A python script to download cmip6 data from Pangeo and Google cloud storage for given scenarios and models. The original data is available in Pangeo CMIP6 Gallery at http://gallery.pangeo.io/repos/pangeo-gallery/cmip6/index.html.
Requires installation of several python packages. The packages can be installed through a conda installation. Create a new environment from the yml included in the repository as
conda env create --name pg_cmip6 --file environment_macos.yml
for mac
conda env create --name pg_cmip6 --file environment_linux.yml
for linux, cluster (e.g., atacama)
The environment can be activated using
conda activate pg_cmip6
Run the python script with the input json filename as the argument.

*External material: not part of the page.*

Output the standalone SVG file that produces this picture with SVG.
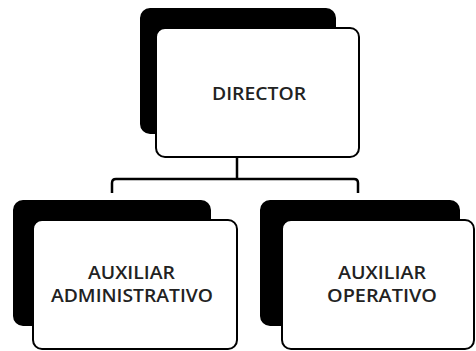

python get_cmip6.py input.json
The input json includes the following fields.
-
metadata_csv: Path to the metadata file for the google data storage. A locally downloaded csv can be used. If empty (""), it will automatically retrieve the metadata from https://storage.googleapis.com/cmip6/cmip6-zarr-consolidated-stores.csv.
-
out_dir: Path to the output directory.
-
experiments: The experiments for which the data should be downloaded. Each experiment has a list input as [start year, end year] for the period of the data to be downloaded, e.g.,
historical: [
1980,
2010
]
-
variables: The variables to be downloaded in the format
variable_name: table ID
, e.g., "tas": "Amon". -
target_grid: A setting for the taget spatial resolution as [lat_reso, lon_reso], e.g., [1, 1] to regrid all data to 1 degree by 1 degree spatial resolution. If the list is blank [], the data will not be regridded, and only the original data will be saved.
-
regrid_method: The method to be used for spatial regridding based on xESMF (https://xesmf.readthedocs.io/en/latest/index.html). Use one of
['bilinear', 'conservative', 'nearest_s2d', 'nearest_d2s', 'patch']
. -
download_all: Nuclear option to download all available models and ensemble members for the given variables and experiments. When set to false, only the models and ensemble members given in the data_set section will be downloaded. Naturally, setting download_all to true will be slower than downloading selected data.
-
dataset: A list of models and ensembles to be downloaded given as a dictionary block for each model. The key is an unique identifier. source_id is the exact model name, ens_members is a list of ensemble members. Add a block per model for multiple models.
ipsl: {
source_id: IPSL-CM6A-LR,
ens_members: [
r1i1p1f1
]
}
This repository is created to support the download and regriding CMIP6 data for research purposes. Any usage beyond the intended purpose are the responsibility of the users.
The developer does not bear any responsibility for the data quality and correctness. All users should also cite the original data accordingly, and acknowledge the usage of this tool for usage as using:
Koirala, Sujan, Python scripts to access CMIP6 data from Pangeo Gallery, DOI: http://doi.org/10.5281/zenodo.5900392
Attribution 4.0 International (CC BY 4.0).